Recorded data
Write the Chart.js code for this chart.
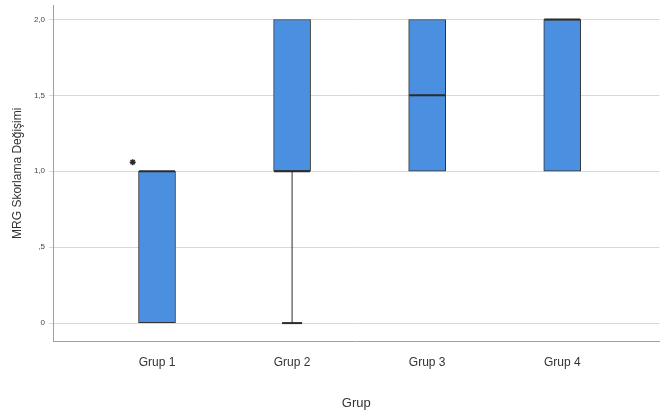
<!DOCTYPE html>
<html>
<head>
<meta charset="utf-8">
<script src="https://cdn.jsdelivr.net/npm/chart.js@4.4.0/dist/chart.umd.min.js"></script>
<style>
  html, body { margin: 0; padding: 0; background: #fff; }
  #wrap { width: 665px; height: 419px; }
</style>
</head>
<body>
<div id="wrap"><canvas id="chart" width="665" height="419"></canvas></div>
<script>
// Box plot values
const groups = ['Grup 1', 'Grup 2', 'Grup 3', 'Grup 4'];
const q1 = [0, 1, 1, 1];
const q3 = [1, 2, 2, 2];
const medians = [1, 1, 1.5, 2];
const whiskerLow = [0, 0, 1, 1];
const whiskerHigh = [1, 2, 2, 2];
const outlierX = [0.82];
const outlierY = [1.06];
const yTicks = [0, 0.5, 1, 1.5, 2];
const yTickLabels = ['0', ',5', '1,0', '1,5', '2,0'];

const boxFill = '#4a8fe0';
const lineDark = '#2b2b2b';

// medians, whiskers and caps drawn through the scales
const boxExtras = {
    id: 'boxExtras',
    afterDatasetsDraw(chart) {
        const { ctx, scales: { x, y } } = chart;
        ctx.save();
        ctx.strokeStyle = lineDark;
        groups.forEach((g, i) => {
            const cx = x.getPixelForValue(i + 1);
            const half = 18;
            const capHalf = 10;
            // whiskers
            ctx.lineWidth = 1;
            if (whiskerLow[i] < q1[i]) {
                ctx.beginPath();
                ctx.moveTo(cx, y.getPixelForValue(q1[i]));
                ctx.lineTo(cx, y.getPixelForValue(whiskerLow[i]));
                ctx.stroke();
                ctx.lineWidth = 2;
                ctx.beginPath();
                ctx.moveTo(cx - capHalf, y.getPixelForValue(whiskerLow[i]));
                ctx.lineTo(cx + capHalf, y.getPixelForValue(whiskerLow[i]));
                ctx.stroke();
            }
            ctx.lineWidth = 1;
            if (whiskerHigh[i] > q3[i]) {
                ctx.beginPath();
                ctx.moveTo(cx, y.getPixelForValue(q3[i]));
                ctx.lineTo(cx, y.getPixelForValue(whiskerHigh[i]));
                ctx.stroke();
                ctx.lineWidth = 2;
                ctx.beginPath();
                ctx.moveTo(cx - capHalf, y.getPixelForValue(whiskerHigh[i]));
                ctx.lineTo(cx + capHalf, y.getPixelForValue(whiskerHigh[i]));
                ctx.stroke();
            }
            // median
            ctx.lineWidth = 2;
            const my = y.getPixelForValue(medians[i]);
            ctx.beginPath();
            ctx.moveTo(cx - half, my);
            ctx.lineTo(cx + half, my);
            ctx.stroke();
        });
        ctx.restore();
    }
};

const ctx = document.getElementById('chart').getContext('2d');

new Chart(ctx, {
    type: 'bar',
    data: {
        datasets: [{
            label: 'box',
            data: groups.map((g, i) => ({ x: i + 1, y: [q1[i], q3[i]] })),
            backgroundColor: boxFill,
            borderColor: '#333',
            borderWidth: 1,
            borderSkipped: false,
            barThickness: 37
        }, {
            type: 'scatter',
            label: 'outlier',
            data: outlierX.map((v, i) => ({ x: v, y: outlierY[i] })),
            pointStyle: 'star',
            radius: 3,
            borderColor: lineDark,
            backgroundColor: lineDark,
            borderWidth: 1.5
        }]
    },
    options: {
        responsive: false,
        animation: false,
        layout: { padding: { top: 0, right: -5, left: 0, bottom: 0 } },
        plugins: {
            legend: { display: false },
            tooltip: { enabled: false }
        },
        scales: {
            x: {
                type: 'linear',
                offset: false,
                min: 0.23,
                max: 4.72,
                grid: { display: false },
                border: { color: '#a0a0a0', width: 1 },
                afterBuildTicks: (axis) => { axis.ticks = groups.map((g, i) => ({ value: i + 1 })); },
                afterFit: (axis) => { axis.height = 78; axis.paddingRight = 0; axis.paddingLeft = 0; },
                ticks: {
                    color: '#333',
                    padding: 6,
                    font: { family: 'Liberation Sans', size: 12 },
                    callback: (v) => groups[v - 1] || ''
                },
                title: {
                    display: true,
                    text: 'Grup',
                    color: '#333',
                    padding: { top: 4, bottom: 8 },
                    font: { family: 'Liberation Sans', size: 13 }
                }
            },
            y: {
                min: -0.118,
                max: 2.092,
                grid: { color: '#d8d8d8', drawTicks: true, tickLength: 4, tickColor: '#d8d8d8' },
                border: { color: '#a0a0a0', width: 1 },
                afterBuildTicks: (axis) => { axis.ticks = yTicks.map(v => ({ value: v })); },
                afterFit: (axis) => { axis.width = 53; axis.paddingTop = 0; axis.paddingBottom = 0; },
                ticks: {
                    color: '#444',
                    padding: 4,
                    font: { family: 'Liberation Sans', size: 8 },
                    callback: (v) => yTickLabels[yTicks.indexOf(v)]
                },
                title: {
                    display: true,
                    text: 'MRG Skorlama Değişimi',
                    color: '#333',
                    padding: { top: 10, bottom: 0 },
                    font: { family: 'Liberation Sans', size: 12 }
                }
            }
        }
    },
    plugins: [boxExtras]
});
</script>
</body>
</html>
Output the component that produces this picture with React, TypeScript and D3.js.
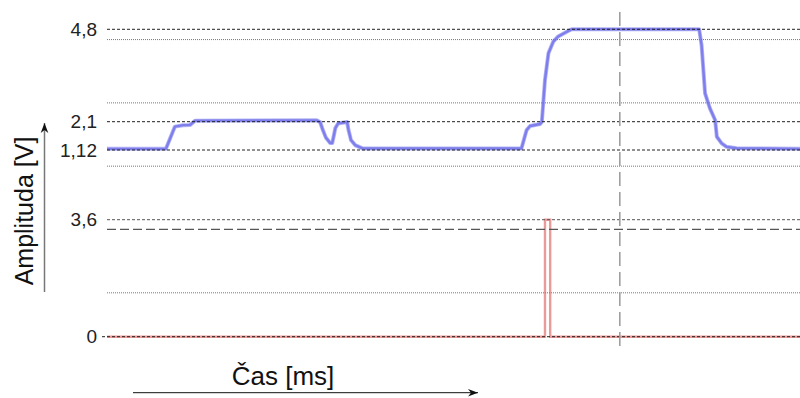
import React from "react";
import * as d3 from "d3";

// ---- data (time in ms, amplitude in V) ----
const blueTime = [0, 17.0, 19.6, 22.0, 24.0, 25.4, 60.5, 61.5, 62.3, 63.2, 64.4, 65.0, 65.5, 65.9, 66.7, 69.3, 69.7, 70.4, 71.6, 73.9,
  119.6, 121.1, 122.1, 125.0, 125.5, 126.4, 127.4, 128.8, 130.2, 132.7, 134.1,
  170.9, 171.6, 172.6, 174.0, 175.5, 176.0, 177.4, 178.8, 181.7, 200];
const blueVolt = [1.16, 1.16, 1.93, 1.98, 1.99, 2.13, 2.14, 2.09, 1.81, 1.54, 1.36, 1.36, 1.64, 1.88, 2.04, 2.09, 1.81, 1.47, 1.29, 1.17,
  1.17, 1.81, 1.95, 2.02, 2.1, 3.32, 4.1, 4.44, 4.59, 4.73, 4.8,
  4.8, 4.33, 2.93, 2.49, 2.15, 1.58, 1.35, 1.23, 1.18, 1.16];

const redTime = [0, 126.4, 126.4, 127.9, 127.9, 200];
const redVolt = [0, 0, 3.6, 3.6, 0, 0];

const upperTicks = [4.8, 2.1, 1.12];
const lowerTicks = [3.6, 0];

// reference levels: [value, style]
const upperLevels: [number, string][] = [[4.8, "dash"], [4.5, "dot"], [2.65, "dot"], [2.1, "dash"], [1.12, "dash"], [0.56, "dot"]];
const lowerLevels: [number, string][] = [[3.6, "dashGrey"], [3.3, "long"], [1.35, "dot"], [0, "dash"]];

const markerTime = 148;

const yTitle = "Amplituda [V]";
const xTitle = "Čas [ms]";

const styles: Record<string, { stroke: string; dash: string; w: number }> = {
  dash: { stroke: "#222", dash: "3,2", w: 1 },
  dashGrey: { stroke: "#555", dash: "3,2", w: 1 },
  dot: { stroke: "#777", dash: "1,1", w: 1 },
  long: { stroke: "#555", dash: "9,4", w: 1.2 },
};

export default function App() {
  const W = 800, H = 398;
  const x = d3.scaleLinear().domain([0, 200]).range([107, 800]);
  const yU = d3.scaleLinear().domain([1.12, 2.1, 4.8]).range([150, 121.7, 29.3]);
  const yL = d3.scaleLinear().domain([0, 3.6]).range([336.7, 219.7]);
  const fmt = d3.formatLocale({ decimal: ",", thousands: ".", grouping: [3], currency: ["", ""] }).format("~g");

  const blueLine = d3.line<number>().x((_, i) => x(blueTime[i])).y((v) => yU(v));
  const redLine = d3.line<number>().x((_, i) => x(redTime[i])).y((v) => yL(v));

  const font = "'Liberation Sans', Arial, sans-serif";

  const levelLine = (v: number, s: string, y: (n: number) => number, key: string, x0 = 107) => {
    const st = styles[s];
    return (
      <line key={key} x1={x0} x2={W} y1={y(v)} y2={y(v)} stroke={st.stroke}
        strokeDasharray={st.dash} strokeWidth={st.w} />
    );
  };

  return (
    <svg width={W} height={H} style={{ position: "absolute", left: 0, top: 0, background: "#fff" }}
      fontFamily={font}>
      <defs>
        <marker id="arr" viewBox="-10 -5 12 10" refX="0" refY="0" markerWidth="12" markerHeight="10"
          markerUnits="userSpaceOnUse" orient="auto">
          <path d="M0,0 L-10,-3.8 L-7,0 L-10,3.8 Z" fill="#111" />
        </marker>
      </defs>

      {/* signals */}
      <path d={blueLine(blueVolt) || ""} fill="none" stroke="#b4b4f4" strokeWidth={4} strokeLinejoin="round" />
      <path d={blueLine(blueVolt) || ""} fill="none" stroke="#7e7eec" strokeWidth={2.4} strokeLinejoin="round" />
      <path d={redLine(redVolt) || ""} fill="none" stroke="#eb9a9a" strokeWidth={2.4} />

      {/* reference levels */}
      {upperLevels.map(([v, s], i) => levelLine(v, s, yU, "u" + i))}
      {lowerLevels.map(([v, s], i) => levelLine(v, s, yL, "l" + i, v === 0 ? 102 : 107))}

      {/* vertical marker */}
      <line x1={x(markerTime)} x2={x(markerTime)} y1={12} y2={350} stroke="#999" strokeWidth={1.5}
        strokeDasharray="14,6" />

      {/* tick labels */}
      {upperTicks.map((v) => (
        <text key={"tu" + v} x={97} y={yU(v)} dy="0.35em" textAnchor="end" fontSize={19} fill="#222">{fmt(v)}</text>
      ))}
      {lowerTicks.map((v) => (
        <text key={"tl" + v} x={97} y={yL(v)} dy="0.35em" textAnchor="end" fontSize={19} fill="#222">{fmt(v)}</text>
      ))}

      {/* y axis title + arrow */}
      <text transform="translate(33,211) rotate(-90)" textAnchor="middle" fontSize={25} fill="#111">{yTitle}</text>
      <line x1={44.5} x2={44.5} y1={292} y2={123} stroke="#777" strokeWidth={1.5} markerEnd="url(#arr)" />

      {/* x axis title + arrow */}
      <text x={283} y={385} textAnchor="middle" fontSize={26} fill="#111">{xTitle}</text>
      <line x1={133} x2={478} y1={392.7} y2={392.7} stroke="#111" strokeWidth={1} markerEnd="url(#arr)" />
    </svg>
  );
}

> **Given request**:
Only the lines from the top of the data through the line with "const lineDark = '#2b2b2b';" should be quoted, exactly and with both ends kept; skip the pictures.

> **Correct result**:
Write the Chart.js code for this chart.
<!DOCTYPE html>
<html>
<head>
<meta charset="utf-8">
<script src="https://cdn.jsdelivr.net/npm/chart.js@4.4.0/dist/chart.umd.min.js"></script>
<style>
  html, body { margin: 0; padding: 0; background: #fff; }
  #wrap { width: 665px; height: 419px; }
</style>
</head>
<body>
<div id="wrap"><canvas id="chart" width="665" height="419"></canvas></div>
<script>
// Box plot values
const groups = ['Grup 1', 'Grup 2', 'Grup 3', 'Grup 4'];
const q1 = [0, 1, 1, 1];
const q3 = [1, 2, 2, 2];
const medians = [1, 1, 1.5, 2];
const whiskerLow = [0, 0, 1, 1];
const whiskerHigh = [1, 2, 2, 2];
const outlierX = [0.82];
const outlierY = [1.06];
const yTicks = [0, 0.5, 1, 1.5, 2];
const yTickLabels = ['0', ',5', '1,0', '1,5', '2,0'];

const boxFill = '#4a8fe0';
const lineDark = '#2b2b2b';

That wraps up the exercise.